The conventional microcomputer however has the following problems.
(a) The test circuit 8 has the test signal input terminals 8a to provide test instructions supplied from an external testing apparatus. Because the test signal input terminals 8a, though not connected to external input/output pins, are formed on the chip as test pads, there is a danger that a malignant third party performs security violation, such as reading data through the pads or downloading an illegitimate program.
(b) In case where the wire pattern for the illegitimate access detection signal IL is short-circuited with the power supply GND or VDD or the transistor which outputs the illegitimate access detection signal IL from the security circuit 7 has an operational failure, it is not possible to detect that the illegitimate access detection signal IL is not output properly. The reason for this shortcoming is as follows.

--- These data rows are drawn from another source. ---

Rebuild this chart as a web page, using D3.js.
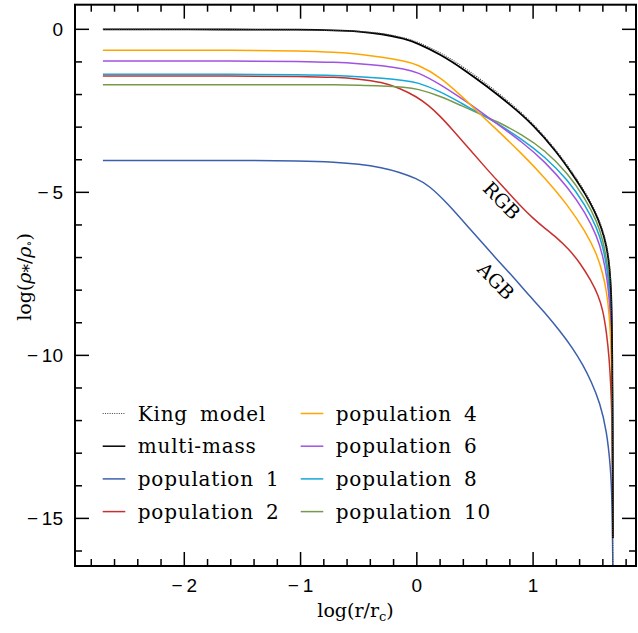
<!DOCTYPE html>
<html>
<head>
<meta charset="utf-8">
<script src="https://cdn.jsdelivr.net/npm/d3@7"></script>
<style>
  body { margin: 0; background: #fff; }
  .tick-label { font-family: "Liberation Sans", Arial, sans-serif; font-size: 19px; }
  .serif { font-family: "DejaVu Serif", serif; }
</style>
</head>
<body>
<svg id="chart" width="638" height="633"></svg>
<script>
// log(r/rc), log(rho/rho0)
const kingModel = [[-2.70,0.00],[-1.0,-0.01],[-0.5,-0.05],[-0.3,-0.12],[-0.1,-0.26],[0.0,-0.38],[0.2,-0.70],[0.4,-1.15],[0.6,-1.67],[0.8,-2.24],[1.0,-2.88],[1.2,-3.70],[1.35,-4.45],[1.45,-5.0],[1.53,-5.52],[1.59,-6.05],[1.63,-6.55],[1.655,-7.1],[1.67,-7.8],[1.677,-8.7],[1.681,-10.0],[1.684,-12.0],[1.686,-16.5]];
const multiMass = [[-2.70,0.00],[-1.5,-0.005],[-1.0,-0.01],[-0.7,-0.03],[-0.5,-0.06],[-0.3,-0.14],[-0.1,-0.29],[0.0,-0.42],[0.2,-0.76],[0.4,-1.22],[0.6,-1.74],[0.8,-2.30],[1.0,-2.92],[1.2,-3.74],[1.35,-4.50],[1.45,-5.05],[1.53,-5.58],[1.59,-6.10],[1.63,-6.62],[1.655,-7.2],[1.67,-7.9],[1.677,-8.8],[1.681,-10.0],[1.684,-12.0],[1.686,-15.6]];
const pop1 = [[-2.70,-4.02],[-1.5,-4.02],[-1.0,-4.03],[-0.7,-4.07],[-0.5,-4.13],[-0.3,-4.24],[-0.15,-4.38],[0.0,-4.58],[0.1,-4.78],[0.26,-5.32],[0.46,-6.14],[0.69,-7.06],[0.85,-7.68],[0.97,-8.18],[1.1,-8.68],[1.23,-9.25],[1.345,-9.80],[1.43,-10.30],[1.5,-10.80],[1.575,-11.45],[1.632,-12.3],[1.666,-13.4],[1.68,-14.45],[1.686,-16.5]];
const pop2 = [[-2.70,-1.43],[-1.5,-1.43],[-1.0,-1.44],[-0.7,-1.47],[-0.5,-1.52],[-0.3,-1.62],[-0.15,-1.80],[0.0,-2.07],[0.1,-2.33],[0.2,-2.66],[0.3,-3.05],[0.45,-3.66],[0.6,-4.28],[0.7,-4.67],[0.8,-5.06],[0.9,-5.45],[1.0,-5.80],[1.1,-6.10],[1.2,-6.38],[1.3,-6.72],[1.4,-7.14],[1.5,-7.72],[1.56,-8.15],[1.6,-8.6],[1.632,-9.3],[1.655,-10.1],[1.67,-11.0],[1.68,-12.2],[1.685,-14.0],[1.686,-15.6]];
const pop4 = [[-2.70,-0.64],[-1.5,-0.64],[-1.0,-0.66],[-0.7,-0.70],[-0.5,-0.76],[-0.3,-0.85],[-0.1,-0.98],[0.0,-1.07],[0.2,-1.45],[0.4,-2.10],[0.5,-2.45],[0.7,-3.12],[0.9,-3.80],[1.1,-4.55],[1.3,-5.40],[1.45,-6.20],[1.55,-6.90],[1.6,-7.50],[1.63,-8.0],[1.655,-8.7],[1.672,-9.8],[1.68,-11.0],[1.684,-13.0],[1.686,-15.6]];
const pop6 = [[-2.70,-0.97],[-1.5,-0.97],[-1.0,-0.98],[-0.7,-1.01],[-0.5,-1.05],[-0.3,-1.11],[-0.1,-1.22],[0.0,-1.30],[0.2,-1.68],[0.4,-2.16],[0.5,-2.40],[0.7,-2.92],[0.9,-3.44],[1.1,-4.05],[1.3,-4.85],[1.45,-5.62],[1.55,-6.35],[1.6,-6.95],[1.635,-7.6],[1.66,-8.4],[1.674,-9.5],[1.681,-11.0],[1.685,-13.0],[1.686,-15.6]];
const pop8 = [[-2.70,-1.38],[-1.5,-1.38],[-1.0,-1.39],[-0.7,-1.41],[-0.5,-1.45],[-0.3,-1.50],[-0.1,-1.57],[0.0,-1.62],[0.2,-1.90],[0.4,-2.30],[0.5,-2.50],[0.7,-2.90],[0.9,-3.36],[1.1,-3.90],[1.3,-4.62],[1.45,-5.40],[1.55,-6.10],[1.6,-6.65],[1.64,-7.4],[1.662,-8.2],[1.675,-9.3],[1.682,-11.0],[1.685,-13.0],[1.686,-15.6]];
const pop10 = [[-2.70,-1.70],[-1.5,-1.70],[-1.0,-1.70],[-0.7,-1.70],[-0.5,-1.71],[-0.3,-1.73],[-0.1,-1.78],[0.0,-1.82],[0.2,-2.04],[0.4,-2.37],[0.5,-2.53],[0.7,-2.84],[0.9,-3.22],[1.1,-3.70],[1.3,-4.42],[1.45,-5.20],[1.55,-5.90],[1.6,-6.45],[1.64,-7.2],[1.665,-8.1],[1.677,-9.3],[1.683,-11.0],[1.685,-13.0],[1.686,-15.6]];

const seriesNames = ['King model', 'multi-mass', 'population 1', 'population 2', 'population 4', 'population 6', 'population 8', 'population 10'];
const seriesData = [kingModel, multiMass, pop1, pop2, pop4, pop6, pop8, pop10];
const seriesColors = ['#444444', '#000000', '#3b5fad', '#c8302e', '#ffa500', '#a052e0', '#12a8d8', '#77994a'];

const xMajorTicks = [-2, -1, 0, 1];
const yMajorTicks = [0, -5, -10, -15];
const branchLabels = [{ text: 'RGB', x: 0.73, y: -5.25 }, { text: 'AGB', x: 0.68, y: -7.72 }];

const svg = d3.select('#chart');
const box = { left: 75, right: 636, top: 4.7, bottom: 566 };

const x = d3.scaleLinear().domain([-2.94, 1.885]).range([box.left, box.right]);
const y = d3.scaleLinear().domain([0.755, -16.46]).range([box.top, box.bottom]);

svg.append('defs').append('clipPath').attr('id', 'plot-clip')
  .append('rect')
  .attr('x', box.left).attr('y', box.top)
  .attr('width', box.right - box.left).attr('height', box.bottom - box.top);

// curves, drawn back to front
const lineGen = d3.line()
  .x(d => x(d[0]))
  .y(d => y(d[1]))
  .curve(d3.curveBasis);

const curves = svg.append('g').attr('clip-path', 'url(#plot-clip)');
const drawOrder = [2, 3, 7, 6, 5, 4, 1, 0];
drawOrder.forEach(i => {
  curves.append('path')
    .attr('d', lineGen(seriesData[i]))
    .attr('fill', 'none')
    .attr('stroke', seriesColors[i])
    .attr('stroke-width', i === 0 ? 1.2 : (i === 1 ? 1.8 : 1.5))
    .attr('stroke-dasharray', i === 0 ? '1,1.3' : null);
});

// axes on all four sides, ticks pointing inward
const xMinor = d3.range(-2.8, 1.81, 0.2).map(v => +v.toFixed(1));
const yMinor = d3.range(0, -16.1, -1);

function xTicks(sel, y0, dir) {
  sel.selectAll(null).data(xMinor).enter().append('line')
    .attr('x1', d => x(d)).attr('x2', d => x(d))
    .attr('y1', y0)
    .attr('y2', d => y0 + dir * (xMajorTicks.includes(Math.round(d * 10) / 10) ? 14 : 7));
}
function yTicks(sel, x0, dir) {
  sel.selectAll(null).data(yMinor).enter().append('line')
    .attr('y1', d => y(d)).attr('y2', d => y(d))
    .attr('x1', x0)
    .attr('x2', d => x0 + dir * (d % 5 === 0 ? 14 : 7));
}

const ticks = svg.append('g').attr('stroke', '#000').attr('stroke-width', 1.5);
xTicks(ticks, box.bottom, -1);
xTicks(ticks, box.top, 1);
yTicks(ticks, box.left, 1);
yTicks(ticks, box.right, -1);

svg.append('rect')
  .attr('x', box.left).attr('y', box.top)
  .attr('width', box.right - box.left).attr('height', box.bottom - box.top)
  .attr('fill', 'none').attr('stroke', '#000').attr('stroke-width', 2);

const fmt = v => (v < 0 ? '\u2212\u2009' + Math.abs(v) : String(v));

svg.append('g').selectAll('text').data(xMajorTicks).enter().append('text')
  .attr('class', 'tick-label')
  .attr('x', d => x(d)).attr('y', 592)
  .attr('text-anchor', 'middle')
  .text(fmt);

svg.append('g').selectAll('text').data(yMajorTicks).enter().append('text')
  .attr('class', 'tick-label')
  .attr('x', 63).attr('y', d => y(d))
  .attr('dy', '0.35em')
  .attr('text-anchor', 'end')
  .text(fmt);

// axis titles
const xTitle = svg.append('text').attr('class', 'serif')
  .attr('x', (box.left + box.right) / 2).attr('y', 617)
  .attr('text-anchor', 'middle').attr('font-size', 19);
xTitle.append('tspan').text('log(r/r');
xTitle.append('tspan').attr('font-size', 13).attr('dy', 4).text('c');
xTitle.append('tspan').attr('dy', -4).text(')');

const yTitle = svg.append('text').attr('class', 'serif')
  .attr('transform', 'translate(31,277) rotate(-90)')
  .attr('text-anchor', 'middle').attr('font-size', 19);
yTitle.append('tspan').text('log(');
yTitle.append('tspan').attr('font-style', 'italic').text('\u03c1');
yTitle.append('tspan').attr('font-size', 17).attr('dy', 4).text('*');
yTitle.append('tspan').attr('dy', -4).text('/');
yTitle.append('tspan').attr('font-style', 'italic').text('\u03c1');
yTitle.append('tspan').attr('font-size', 12).attr('dy', 2).text('\u2218');
yTitle.append('tspan').attr('dy', -2).text(')');

// branch labels
svg.append('g').selectAll('text').data(branchLabels).enter().append('text')
  .attr('class', 'serif')
  .attr('font-size', 19)
  .attr('text-anchor', 'middle')
  .attr('dy', '0.35em')
  .attr('transform', d => `translate(${x(d.x)},${y(d.y)}) rotate(46)`)
  .text(d => d.text);

// legend: two columns of four rows
const legend = svg.append('g');
seriesNames.forEach((name, i) => {
  const col = Math.floor(i / 4);
  const row = i % 4;
  const lx = col === 0 ? 102.7 : 300.7;
  const ly = 413.5 + row * 32.7;
  legend.append('line')
    .attr('x1', lx).attr('x2', lx + 22.6)
    .attr('y1', ly).attr('y2', ly)
    .attr('stroke', seriesColors[i])
    .attr('stroke-width', i === 0 ? 1.2 : 1.5)
    .attr('stroke-dasharray', i === 0 ? '1,1.3' : null);
  legend.append('text')
    .attr('class', 'serif')
    .attr('font-size', 20)
    .attr('letter-spacing', 0.8)
    .attr('word-spacing', 5)
    .attr('x', lx + 35).attr('y', ly)
    .attr('dy', '0.35em')
    .text(name);
});
</script>
</body>
</html>
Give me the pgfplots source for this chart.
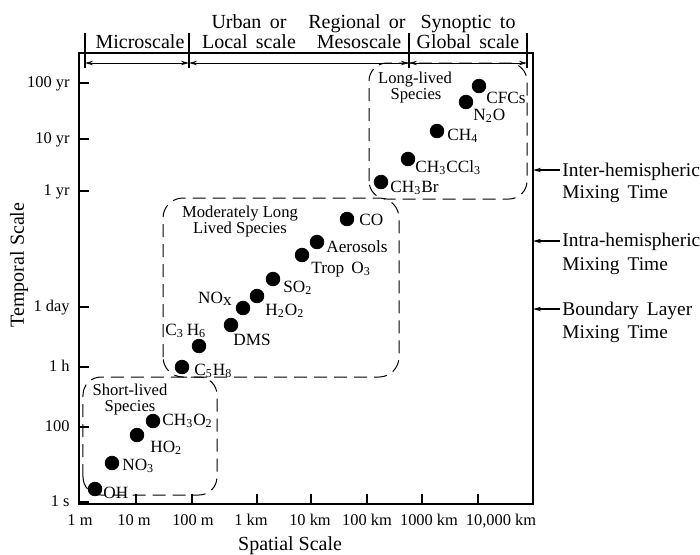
\documentclass[border=0pt]{standalone}
\usepackage{pgfplots}
\pgfplotsset{compat=1.18}
\usepackage{fontspec}
\setmainfont{Liberation Serif}
\usetikzlibrary{arrows.meta}
\newcommand{\sfs}{\fontsize{8.6}{10}\selectfont}
\newcommand{\gfs}{\fontsize{8.3}{9}\selectfont}
\newcommand{\tfs}{\fontsize{8.2}{9}\selectfont}
\newcommand{\bfs}{\fontsize{10}{12}\selectfont}
\newcommand{\rfs}{\fontsize{9.7}{11}\selectfont}
\newcommand{\sub}[1]{\textsubscript{#1}}
\tikzset{
  lab/.style={font=\sfs, inner sep=0pt, anchor=base west},
  labc/.style={font=\gfs, inner sep=0pt, anchor=base},
  band/.style={font=\bfs, inner sep=0pt, anchor=base},
  rlab/.style={font=\rfs, inner sep=0pt, anchor=base west},
  grp/.style={line width=0.5pt, dash pattern=on 6.5pt off 3.5pt, rounded corners=9pt},
  ah/.tip={Stealth[length=4pt,width=2.2pt]}
}
\begin{document}
\begin{tikzpicture}
\useasboundingbox (-39.5pt,-25pt) rectangle (310.5pt,252pt);
\begin{axis}[
  at={(0,0)}, anchor=south west,
  x=0.5pt, y=0.5pt,
  xmin=0, xmax=454, ymin=0, ymax=451,
  clip=false,
  axis line style={line width=0.6pt},
  tick style={line width=0.6pt, black},
  major tick length=5pt,
  tick align=inside,
  xtick pos=bottom, ytick pos=left,
  xtick={57,113,178,232,288,343,399},
  xticklabels={,,,,,,},
  extra x ticks={1,55,114,172,231,288,350,422},
  extra x tick labels={1 m,10 m,100 m,1 km,10 km,100 km,1000 km,{10,000 km}},
  extra x tick style={major tick length=0pt},
  xticklabel style={font=\tfs, anchor=base, inner sep=0pt, yshift=-10.5pt},
  ytick={2,77,137,197,313,365,421},
  yticklabels={1 s,100,1 h,1 day,1 yr,10 yr,100 yr},
  yticklabel style={font=\tfs, anchor=mid east, inner sep=0pt, xshift=-4.5pt},
  xlabel={Spatial Scale}, ylabel={Temporal Scale},
  label style={font=\bfs},
  xlabel style={at={(axis description cs:0.465,-0.093)}, anchor=center},
  ylabel style={at={(axis description cs:-0.132,0.530)}, anchor=center},
]
% species
\addplot[only marks, mark=*, mark size=3.4pt, black] coordinates {
  (400,418) (387,402) (358,373) (329,345) (302,322)
  (268,285) (238,262) (223,249) (194,225) (178,208) (164,196) (152,179) (120,158) (103,137)
  (74,83) (58,69) (33,41) (16,15)
};
% group boxes
\draw[grp] (axis cs:4,9) rectangle (axis cs:138,127);
\draw[grp, rounded corners=10pt] (axis cs:84,127) rectangle (axis cs:320,306);
\draw[grp] (axis cs:290,305) rectangle (axis cs:448,441);
% labels long-lived
\node[labc] at (axis cs:336,421) {Long-lived};
\node[labc] at (axis cs:337,405) {Species};
\node[lab] at (axis cs:407,401) {CFCs};
\node[lab] at (axis cs:394,384) {N\sub{2}O};
\node[lab] at (axis cs:368,364) {CH\sub{4}};
\node[lab] at (axis cs:336,332) {CH\sub{3}CCl\sub{3}};
\node[lab] at (axis cs:311,312) {CH\sub{3}Br};
% moderately long-lived
\node[labc] at (axis cs:161,287) {Moderately Long};
\node[labc] at (axis cs:161,271) {Lived Species};
\node[lab] at (axis cs:280,279) {CO};
\node[lab] at (axis cs:247,252) {Aerosols};
\node[lab] at (axis cs:232,231) {Trop\, O\sub{3}};
\node[lab] at (axis cs:204,212) {SO\sub{2}};
\node[lab] at (axis cs:186,189) {H\sub{2}O\sub{2}};
\node[lab, anchor=base east] at (axis cs:153,201) {NO\raisebox{-0.3ex}{x}};
\node[lab] at (axis cs:154,159) {DMS};
\node[lab] at (axis cs:86,169) {C\sub{3}\,H\sub{6}};
\node[lab] at (axis cs:115,129) {C\sub{5}H\sub{8}};
% short-lived
\node[labc] at (axis cs:51,109) {Short-lived};
\node[labc] at (axis cs:51,93) {Species};
\node[lab] at (axis cs:83,79) {CH\sub{3}O\sub{2}};
\node[lab] at (axis cs:71,52) {HO\sub{2}};
\node[lab] at (axis cs:43,34) {NO\sub{3}};
\node[lab] at (axis cs:24,6) {OH};
% top band
\draw[line width=0.6pt] (axis cs:6,436) -- (axis cs:6,471);
\draw[line width=0.6pt] (axis cs:110,436) -- (axis cs:110,471);
\draw[line width=0.6pt] (axis cs:330,436) -- (axis cs:330,471);
\draw[line width=0.6pt] (axis cs:448,436) -- (axis cs:448,471);
\draw[line width=0.5pt, ah-ah] (axis cs:6,441) -- (axis cs:110,441);
\draw[line width=0.5pt, ah-ah] (axis cs:110,441) -- (axis cs:330,441);
\draw[line width=0.5pt, ah-ah] (axis cs:330,441) -- (axis cs:448,441);
\node[band] at (axis cs:61,456) {Microscale};
\node[band] at (axis cs:170,476) {Urban\, or};
\node[band] at (axis cs:170,456) {Local\, scale};
\node[band] at (axis cs:278,476) {Regional\, or};
\node[band] at (axis cs:280,456) {Mesoscale};
\node[band] at (axis cs:389,476) {Synoptic\, to};
\node[band] at (axis cs:389,456) {Global\, scale};
% right annotations
\draw[line width=0.6pt, ah-] (axis cs:454,334) -- (axis cs:481,334);
\draw[line width=0.6pt, ah-] (axis cs:454,263) -- (axis cs:481,263);
\draw[line width=0.6pt, ah-] (axis cs:454,195) -- (axis cs:481,195);
\node[rlab] at (axis cs:483,328) {Inter-hemispheric};
\node[rlab] at (axis cs:483,306) {Mixing\, Time};
\node[rlab] at (axis cs:483,258) {Intra-hemispheric};
\node[rlab] at (axis cs:483,234) {Mixing\, Time};
\node[rlab] at (axis cs:483,189) {Boundary\, Layer};
\node[rlab] at (axis cs:483,166) {Mixing\, Time};
\end{axis}
\end{tikzpicture}
\end{document}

The CPU 1 should self-test the security function based on the test program stored in the ROM 3 and output data indicating the presence/absence of a failure from the terminals CLK, RST and SIO. To achieve it, the user application stored in, for example, the RAM 4 should cause an exceptional state (a state where execution of an illegitimate instruction has been detected) and the CPU 1 should detect the exceptional state and detect that the exceptional state does not occur in the proper operation mode as the flow of execution of the test program or a change in read data, without executing a program at the jumping destination. The reason why the program at the jumping destination cannot be run is that the OS is stored in the ROM 2 and it is not possible to specify which instruction is stored at which address, so that if the program at the jumping destination is run, the subsequent operation of the CPU 1 cannot be specified and the flow cannot return to the test program. Therefore, the structure of the microcomputer in FIG. 2 cannot carry out such a process.